__What to work on__
Copy each line of the data below exactly, leaving out pictures.

__Provided material__

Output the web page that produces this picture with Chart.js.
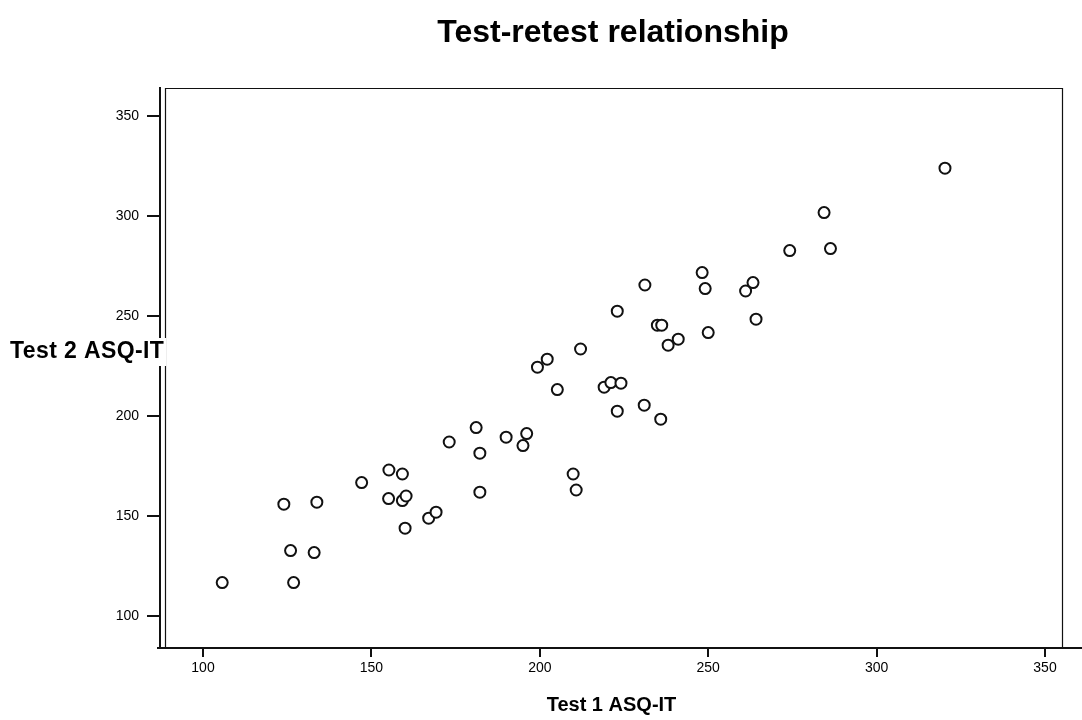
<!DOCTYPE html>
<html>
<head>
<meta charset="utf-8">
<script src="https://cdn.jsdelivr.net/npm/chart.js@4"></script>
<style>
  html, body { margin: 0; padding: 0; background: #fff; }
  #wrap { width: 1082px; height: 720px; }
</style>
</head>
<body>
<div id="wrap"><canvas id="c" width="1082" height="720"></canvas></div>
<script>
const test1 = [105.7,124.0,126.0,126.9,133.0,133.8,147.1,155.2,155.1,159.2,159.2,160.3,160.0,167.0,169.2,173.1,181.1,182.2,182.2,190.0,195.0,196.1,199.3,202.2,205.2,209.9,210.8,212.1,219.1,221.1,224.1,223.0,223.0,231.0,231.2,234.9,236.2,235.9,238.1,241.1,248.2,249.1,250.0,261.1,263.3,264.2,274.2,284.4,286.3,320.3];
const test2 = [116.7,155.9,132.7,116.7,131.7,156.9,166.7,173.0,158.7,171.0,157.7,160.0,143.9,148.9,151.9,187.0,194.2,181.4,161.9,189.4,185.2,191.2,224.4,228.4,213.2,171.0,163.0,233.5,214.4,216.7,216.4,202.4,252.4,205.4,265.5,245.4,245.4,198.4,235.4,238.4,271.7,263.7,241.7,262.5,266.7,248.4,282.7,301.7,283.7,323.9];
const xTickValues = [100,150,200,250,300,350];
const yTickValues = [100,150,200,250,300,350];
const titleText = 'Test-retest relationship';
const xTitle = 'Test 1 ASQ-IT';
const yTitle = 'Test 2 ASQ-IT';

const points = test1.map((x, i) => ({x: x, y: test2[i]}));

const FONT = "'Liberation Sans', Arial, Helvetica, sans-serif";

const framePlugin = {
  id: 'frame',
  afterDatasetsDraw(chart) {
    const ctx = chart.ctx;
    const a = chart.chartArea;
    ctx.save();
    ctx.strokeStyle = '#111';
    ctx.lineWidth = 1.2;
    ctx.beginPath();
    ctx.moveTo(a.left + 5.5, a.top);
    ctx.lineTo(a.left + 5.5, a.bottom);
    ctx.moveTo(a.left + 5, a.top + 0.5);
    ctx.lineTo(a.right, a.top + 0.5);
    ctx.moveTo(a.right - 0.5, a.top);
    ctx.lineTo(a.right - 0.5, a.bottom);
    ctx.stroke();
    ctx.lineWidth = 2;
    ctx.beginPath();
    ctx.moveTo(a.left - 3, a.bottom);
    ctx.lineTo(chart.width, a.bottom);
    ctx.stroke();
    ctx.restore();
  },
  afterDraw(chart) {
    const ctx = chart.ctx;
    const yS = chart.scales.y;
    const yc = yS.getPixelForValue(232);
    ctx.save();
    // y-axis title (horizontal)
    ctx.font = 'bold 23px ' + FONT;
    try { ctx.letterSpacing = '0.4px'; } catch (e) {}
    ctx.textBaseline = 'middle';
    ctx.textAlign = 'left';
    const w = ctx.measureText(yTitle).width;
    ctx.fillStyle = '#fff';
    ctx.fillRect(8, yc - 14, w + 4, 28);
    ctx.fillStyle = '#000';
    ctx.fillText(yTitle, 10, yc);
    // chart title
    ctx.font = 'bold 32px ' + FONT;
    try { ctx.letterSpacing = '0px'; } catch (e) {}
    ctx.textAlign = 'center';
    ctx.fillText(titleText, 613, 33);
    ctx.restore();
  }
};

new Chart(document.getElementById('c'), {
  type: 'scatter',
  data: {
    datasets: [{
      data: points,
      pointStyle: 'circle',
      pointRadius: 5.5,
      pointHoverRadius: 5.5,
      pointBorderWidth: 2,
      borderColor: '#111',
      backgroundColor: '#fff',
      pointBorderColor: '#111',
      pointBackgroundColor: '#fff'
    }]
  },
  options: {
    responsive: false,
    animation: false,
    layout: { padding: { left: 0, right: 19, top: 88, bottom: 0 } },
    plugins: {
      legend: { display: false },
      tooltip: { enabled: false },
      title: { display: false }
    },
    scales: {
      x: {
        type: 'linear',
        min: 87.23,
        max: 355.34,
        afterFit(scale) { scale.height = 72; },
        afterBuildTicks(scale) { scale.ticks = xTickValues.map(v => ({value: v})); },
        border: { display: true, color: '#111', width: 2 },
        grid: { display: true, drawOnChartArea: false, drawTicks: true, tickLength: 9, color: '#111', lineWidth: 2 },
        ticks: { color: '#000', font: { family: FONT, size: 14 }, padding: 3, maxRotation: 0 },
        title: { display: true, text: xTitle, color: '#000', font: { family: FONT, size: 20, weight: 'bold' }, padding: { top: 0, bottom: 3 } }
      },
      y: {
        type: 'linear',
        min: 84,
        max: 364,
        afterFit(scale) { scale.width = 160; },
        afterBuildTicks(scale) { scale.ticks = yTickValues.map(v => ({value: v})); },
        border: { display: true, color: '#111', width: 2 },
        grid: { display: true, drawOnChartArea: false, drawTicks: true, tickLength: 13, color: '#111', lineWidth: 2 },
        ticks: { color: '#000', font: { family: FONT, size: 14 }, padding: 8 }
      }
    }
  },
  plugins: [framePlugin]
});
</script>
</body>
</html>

__Answer to this problem__
Output the web page that produces this picture with Chart.js.
<!DOCTYPE html>
<html>
<head>
<meta charset="utf-8">
<script src="https://cdn.jsdelivr.net/npm/chart.js@4"></script>
<style>
  html, body { margin: 0; padding: 0; background: #fff; }
  #wrap { width: 1082px; height: 720px; }
</style>
</head>
<body>
<div id="wrap"><canvas id="c" width="1082" height="720"></canvas></div>
<script>
const test1 = [105.7,124.0,126.0,126.9,133.0,133.8,147.1,155.2,155.1,159.2,159.2,160.3,160.0,167.0,169.2,173.1,181.1,182.2,182.2,190.0,195.0,196.1,199.3,202.2,205.2,209.9,210.8,212.1,219.1,221.1,224.1,223.0,223.0,231.0,231.2,234.9,236.2,235.9,238.1,241.1,248.2,249.1,250.0,261.1,263.3,264.2,274.2,284.4,286.3,320.3];
const test2 = [116.7,155.9,132.7,116.7,131.7,156.9,166.7,173.0,158.7,171.0,157.7,160.0,143.9,148.9,151.9,187.0,194.2,181.4,161.9,189.4,185.2,191.2,224.4,228.4,213.2,171.0,163.0,233.5,214.4,216.7,216.4,202.4,252.4,205.4,265.5,245.4,245.4,198.4,235.4,238.4,271.7,263.7,241.7,262.5,266.7,248.4,282.7,301.7,283.7,323.9];
const xTickValues = [100,150,200,250,300,350];
const yTickValues = [100,150,200,250,300,350];
const titleText = 'Test-retest relationship';
const xTitle = 'Test 1 ASQ-IT';
const yTitle = 'Test 2 ASQ-IT';

const points = test1.map((x, i) => ({x: x, y: test2[i]}));

const FONT = "'Liberation Sans', Arial, Helvetica, sans-serif";

const framePlugin = {
  id: 'frame',
  afterDatasetsDraw(chart) {
    const ctx = chart.ctx;
    const a = chart.chartArea;
    ctx.save();
    ctx.strokeStyle = '#111';
    ctx.lineWidth = 1.2;
    ctx.beginPath();
    ctx.moveTo(a.left + 5.5, a.top);
    ctx.lineTo(a.left + 5.5, a.bottom);
    ctx.moveTo(a.left + 5, a.top + 0.5);
    ctx.lineTo(a.right, a.top + 0.5);
    ctx.moveTo(a.right - 0.5, a.top);
    ctx.lineTo(a.right - 0.5, a.bottom);
    ctx.stroke();
    ctx.lineWidth = 2;
    ctx.beginPath();
    ctx.moveTo(a.left - 3, a.bottom);
    ctx.lineTo(chart.width, a.bottom);
    ctx.stroke();
    ctx.restore();
  },
  afterDraw(chart) {
    const ctx = chart.ctx;
    const yS = chart.scales.y;
    const yc = yS.getPixelForValue(232);
    ctx.save();
    // y-axis title (horizontal)
    ctx.font = 'bold 23px ' + FONT;
    try { ctx.letterSpacing = '0.4px'; } catch (e) {}
    ctx.textBaseline = 'middle';
    ctx.textAlign = 'left';
    const w = ctx.measureText(yTitle).width;
    ctx.fillStyle = '#fff';
    ctx.fillRect(8, yc - 14, w + 4, 28);
    ctx.fillStyle = '#000';
    ctx.fillText(yTitle, 10, yc);
    // chart title
    ctx.font = 'bold 32px ' + FONT;
    try { ctx.letterSpacing = '0px'; } catch (e) {}
    ctx.textAlign = 'center';
    ctx.fillText(titleText, 613, 33);
    ctx.restore();
  }
};

new Chart(document.getElementById('c'), {
  type: 'scatter',
  data: {
    datasets: [{
      data: points,
      pointStyle: 'circle',
      pointRadius: 5.5,
      pointHoverRadius: 5.5,
      pointBorderWidth: 2,
      borderColor: '#111',
      backgroundColor: '#fff',
      pointBorderColor: '#111',
      pointBackgroundColor: '#fff'
    }]
  },
  options: {
    responsive: false,
    animation: false,
    layout: { padding: { left: 0, right: 19, top: 88, bottom: 0 } },
    plugins: {
      legend: { display: false },
      tooltip: { enabled: false },
      title: { display: false }
    },
    scales: {
      x: {
        type: 'linear',
        min: 87.23,
        max: 355.34,
        afterFit(scale) { scale.height = 72; },
        afterBuildTicks(scale) { scale.ticks = xTickValues.map(v => ({value: v})); },
        border: { display: true, color: '#111', width: 2 },
        grid: { display: true, drawOnChartArea: false, drawTicks: true, tickLength: 9, color: '#111', lineWidth: 2 },
        ticks: { color: '#000', font: { family: FONT, size: 14 }, padding: 3, maxRotation: 0 },
        title: { display: true, text: xTitle, color: '#000', font: { family: FONT, size: 20, weight: 'bold' }, padding: { top: 0, bottom: 3 } }
      },
      y: {
        type: 'linear',
        min: 84,
        max: 364,
        afterFit(scale) { scale.width = 160; },
        afterBuildTicks(scale) { scale.ticks = yTickValues.map(v => ({value: v})); },
        border: { display: true, color: '#111', width: 2 },
        grid: { display: true, drawOnChartArea: false, drawTicks: true, tickLength: 13, color: '#111', lineWidth: 2 },
        ticks: { color: '#000', font: { family: FONT, size: 14 }, padding: 8 }
      }
    }
  },
  plugins: [framePlugin]
});
</script>
</body>
</html>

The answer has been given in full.